Maria Avelina Fuhro Gastal
Zé já foi chamado de pivete, trombadinha, neguinho, favelado, vileiro, negrão, meliante, vagabundo, parasita. De verdade, apenas o fato de morar na periferia, o que não faz dele favelado ou vileiro, mas excluído.
Agora é chamado de rico. Um novo rico que ganha um pouco mais de dois salários mínimos e tem alguns livros em casa. Nasceu com o defeito de querer ser o que não lhe é permitido, cidadão.
Dois caixotes de madeira empilhados guardam toda a sua biblioteca. Comprados, três ou quatro, todos nos balaios da Feira do Livro, preço dito acessível, mas que custou para ele o pão daquela noite. Todos os outros, doados, achados.

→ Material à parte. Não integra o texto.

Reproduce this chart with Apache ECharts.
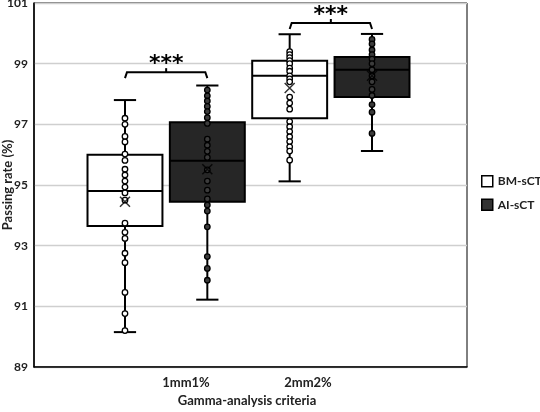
<!DOCTYPE html>
<html>
<head>
<meta charset="utf-8">
<script src="https://cdn.jsdelivr.net/npm/echarts@6/dist/echarts.min.js"></script>
<style>
  html, body { margin: 0; padding: 0; background: #fff; }
  #chart { width: 540px; height: 412px; }
</style>
</head>
<body>
<div id="chart"></div>
<script>
// slots on the hidden axis: one per box
const slots = ['BM 1mm1%', 'AI 1mm1%', 'BM 2mm2%', 'AI 2mm2%']
const criteria = ['1mm1%', '2mm2%']
const seriesNames = ['BM-sCT', 'AI-sCT']

// [slot, min, Q1, median, Q3, max]
const bmBoxes = [
  [0, 90.15, 93.65, 94.8, 96.0, 97.8],
  [2, 95.12, 97.2, 98.6, 99.1, 99.97],
]
const aiBoxes = [
  [1, 91.22, 94.45, 95.8, 97.07, 98.28],
  [3, 96.12, 97.9, 98.8, 99.22, 99.98],
]
const means = [[0, 94.45], [1, 95.52], [2, 98.2], [3, 98.6]]

const bm1 = [97.2, 97.0, 96.6, 96.42, 96.02, 95.81, 95.52, 95.33, 95.13, 94.93, 94.74, 94.5,
  93.74, 93.44, 93.24, 92.75, 92.44, 91.46, 90.76, 90.2]
const ai1 = [98.13, 97.94, 97.77, 97.59, 97.42, 97.22, 97.03, 96.51, 96.31, 96.11, 95.91,
  95.5, 95.13, 94.83, 94.54, 94.34, 94.14, 93.62, 92.64, 92.25, 91.86]
const bm2 = [99.4, 99.3, 99.2, 99.1, 99.0, 98.85, 98.75, 98.6, 98.5, 98.4, 97.9, 97.7, 97.5,
  97.09, 96.92, 96.76, 96.59, 96.43, 96.26, 96.12, 95.82]
const ai2 = [99.8, 99.65, 99.45, 99.3, 99.15, 99.0, 98.8, 98.6, 98.4, 98.15, 97.95, 97.65,
  97.4, 96.7]

// significance brackets: [from slot, to slot, level]
const brackets = [[0, 1, 98.72], [2, 3, 100.34]]

const font = 'Lato, "Open Sans", sans-serif'

const pts = (slot, arr) => arr.map((v) => [slot, v])

function renderBox(params, api) {
  const x = api.value(0)
  const lo = api.coord([x, api.value(1)])
  const q1 = api.coord([x, api.value(2)])
  const med = api.coord([x, api.value(3)])
  const q3 = api.coord([x, api.value(4)])
  const hi = api.coord([x, api.value(5)])
  const band = api.size([1, 0])[0]
  const bw = band * 0.91
  const cw = band * 0.27
  const cx = q1[0]
  const line = { stroke: '#000', lineWidth: 2 }
  return {
    type: 'group',
    children: [
      { type: 'line', shape: { x1: cx, y1: hi[1], x2: cx, y2: q3[1] }, style: line },
      { type: 'line', shape: { x1: cx, y1: q1[1], x2: cx, y2: lo[1] }, style: line },
      { type: 'line', shape: { x1: cx - cw / 2, y1: hi[1], x2: cx + cw / 2, y2: hi[1] }, style: line },
      { type: 'line', shape: { x1: cx - cw / 2, y1: lo[1], x2: cx + cw / 2, y2: lo[1] }, style: line },
      {
        type: 'rect',
        shape: { x: cx - bw / 2, y: q3[1], width: bw, height: q1[1] - q3[1] },
        style: { fill: api.visual('color'), stroke: '#000', lineWidth: 2 },
      },
      { type: 'line', shape: { x1: cx - bw / 2, y1: med[1], x2: cx + bw / 2, y2: med[1] }, style: line },
    ],
  }
}

function renderBracket(params, api) {
  const a = api.coord([api.value(0), api.value(2)])
  const b = api.coord([api.value(1), api.value(2)])
  const mx = (a[0] + b[0]) / 2
  const y = a[1]
  const st = { stroke: '#000', lineWidth: 2, fill: 'none' }
  return {
    type: 'group',
    children: [
      { type: 'polyline', shape: { points: [[a[0], y + 6], [a[0] + 2, y], [b[0] - 2, y], [b[0], y + 6]] }, style: st },
      { type: 'line', shape: { x1: mx, y1: y, x2: mx, y2: y - 4 }, style: st },
      {
        type: 'text',
        x: mx, y: y + 3,
        style: { text: '***', fill: '#000', font: 'bold 22px "DejaVu Sans"', align: 'center', verticalAlign: 'bottom' },
      },
    ],
  }
}

const chart = echarts.init(document.getElementById('chart'))

const dotStyle = (fill) => ({ color: fill, borderColor: '#000', borderWidth: 1.3, opacity: 1 })
const txt = { fontFamily: font, fontWeight: 'bold', color: '#222' }

chart.setOption({
  animation: false,
  textStyle: { fontFamily: font },
  title: {
    text: 'Gamma-analysis criteria',
    left: 242,
    top: 389,
    textAlign: 'center',
    textStyle: { ...txt, fontSize: 13 },
  },
  legend: {
    orient: 'vertical',
    left: 481,
    top: 175,
    padding: 0,
    itemWidth: 11,
    itemHeight: 11,
    itemGap: 11,
    icon: 'rect',
    textStyle: { ...txt, fontSize: 12 },
    data: [
      { name: seriesNames[0], itemStyle: { color: '#fff', borderColor: '#000', borderWidth: 1.5 } },
      { name: seriesNames[1], itemStyle: { color: '#333', borderColor: '#000', borderWidth: 1.5 } },
    ],
  },
  grid: [
    { left: 34, right: 73, top: 3, bottom: 45, show: true, borderColor: '#000', borderWidth: 1, outerBoundsMode: 'none' },
    { left: 83.8, right: 126.8, top: 3, bottom: 45, outerBoundsMode: 'none' },
    { left: 125, right: 171, top: 3, bottom: 45, outerBoundsMode: 'none' },
  ],
  xAxis: [
    {
      gridIndex: 0, type: 'category', data: criteria,
      axisLine: { lineStyle: { color: '#000', width: 1.5 } },
      axisTick: { show: false }, axisLabel: { show: false },
    },
    { gridIndex: 1, type: 'category', data: slots, show: false },
    {
      gridIndex: 2, type: 'category', data: criteria,
      axisLine: { show: false }, axisTick: { show: false },
      axisLabel: { ...txt, margin: 9, fontSize: 13 },
    },
  ],
  yAxis: [
    {
      gridIndex: 0, type: 'value', min: 89, max: 101, interval: 2,
      name: 'Passing rate (%)', nameLocation: 'middle', nameGap: 20, nameRotate: 90,
      nameMoveOverlap: false,
      nameTextStyle: { ...txt, fontSize: 13 },
      axisLine: { show: true, lineStyle: { color: '#000', width: 1.5 } },
      axisTick: { show: false },
      axisLabel: { ...txt, margin: 6, fontSize: 12 },
      splitLine: { lineStyle: { color: '#cfcfcf', width: 1.3 } },
    },
    { gridIndex: 1, type: 'value', min: 89, max: 101, show: false },
    { gridIndex: 2, type: 'value', min: 89, max: 101, show: false },
  ],
  series: [
    {
      name: seriesNames[0], type: 'custom', xAxisIndex: 1, yAxisIndex: 1,
      itemStyle: { color: '#fff' }, renderItem: renderBox,
      encode: { x: 0, y: [1, 2, 3, 4, 5] }, data: bmBoxes, z: 2,
    },
    {
      name: seriesNames[1], type: 'custom', xAxisIndex: 1, yAxisIndex: 1,
      itemStyle: { color: '#262626' }, renderItem: renderBox,
      encode: { x: 0, y: [1, 2, 3, 4, 5] }, data: aiBoxes, z: 2,
    },
    {
      name: 'BM points', type: 'scatter', xAxisIndex: 1, yAxisIndex: 1,
      symbolSize: 5.5, itemStyle: dotStyle('#fff'), z: 3,
      data: pts(0, bm1).concat(pts(2, bm2)),
    },
    {
      name: 'AI points', type: 'scatter', xAxisIndex: 1, yAxisIndex: 1,
      symbolSize: 5.5, itemStyle: dotStyle('#3c3c3c'), z: 3,
      data: pts(1, ai1).concat(pts(3, ai2)),
    },
    {
      name: 'Mean', type: 'scatter', xAxisIndex: 1, yAxisIndex: 1,
      symbol: 'path://M0,0L10,10M10,0L0,10', symbolSize: 10,
      itemStyle: { color: 'none', borderColor: '#000', borderWidth: 1.5 }, z: 4,
      data: means,
    },
    {
      name: 'Significance', type: 'custom', xAxisIndex: 1, yAxisIndex: 1,
      renderItem: renderBracket, encode: { x: [0, 1], y: 2 }, data: brackets, z: 5, clip: false,
    },
  ],
})
</script>
</body>
</html>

Na falta de novos livros, relê os que tem. Não sobra tempo para ir a uma biblioteca. Em horário comercial, trabalha, antes e depois, se locomove em ônibus sujos e lotados. Entre o ir e o voltar para o trabalho perde cerca de duas horas diárias, quase sempre em pé.
Das cento e sessenta e oito horas existentes em uma semana, tirando o trabalhar, dormir, se locomover, restam livres para Zé sessenta e duas, divididas com Maria na limpeza da casa, nos cuidados com os filhos, nas roupas para lavar, na preparação das refeições, na visita às mães de ambos, nas reuniões da comunidade, no auxílio aos vizinhos com reparos nas casas que sobrevivem ao tempo por teimosia e necessidade.
Zé e Maria estão no limite. Dois salários mínimos e um par de livros fizeram deles ricos. Olham para a casa maltratada, para os filhos amontoados na mesma cama, para as contas a pagar, para o esgoto a céu aberto que corre atrás da casa, para a rua de areião que vira barro na chuva e poeira no calor e se vêm pobres, explorados, ignorados, excluídos, apagados, exterminados.
Mais uma mentira para mascarar a realidade. Ninguém é rico com dois salários mínimos. Com menos do que isso, nem livro didático dá para comprar. Falta comida, falta teto, falta dignidade. Dois mil de duzentos reais mensais não compram apartamentos ou casas em condomínios fechados com espaço gourmet, área de lazer, brinquedoteca, mata nativa, aquecimento de água a gás, quartos com banheiros, lavabo para visitas, planta em conceito aberto. Não paga viagens a Europa, Nova York, Porto de Galinhas ou, até mesmo, as passagens de ônibus intermunicipais para toda a família poder conhecer o mar, a Serra, o Pampa e nem mesmo o Zoológico.
Zés ninguém e Marias quaisquer são desrespeitados a todo momento. Chamá-los de ricos é perversidade. Taxar livros é fomentar a desigualdade, calar vozes, apagar histórias.
Matar pobres, cercar a periferia, queimar livros seria demasiado escancarado, então, estimula-se a circulação do coronavírus, empurra-se a pobreza para guetos longe de nossas vistas, aumenta-se o imposto sobre o livro. Mascarado o nazismo, ele persiste em verde e amarelo.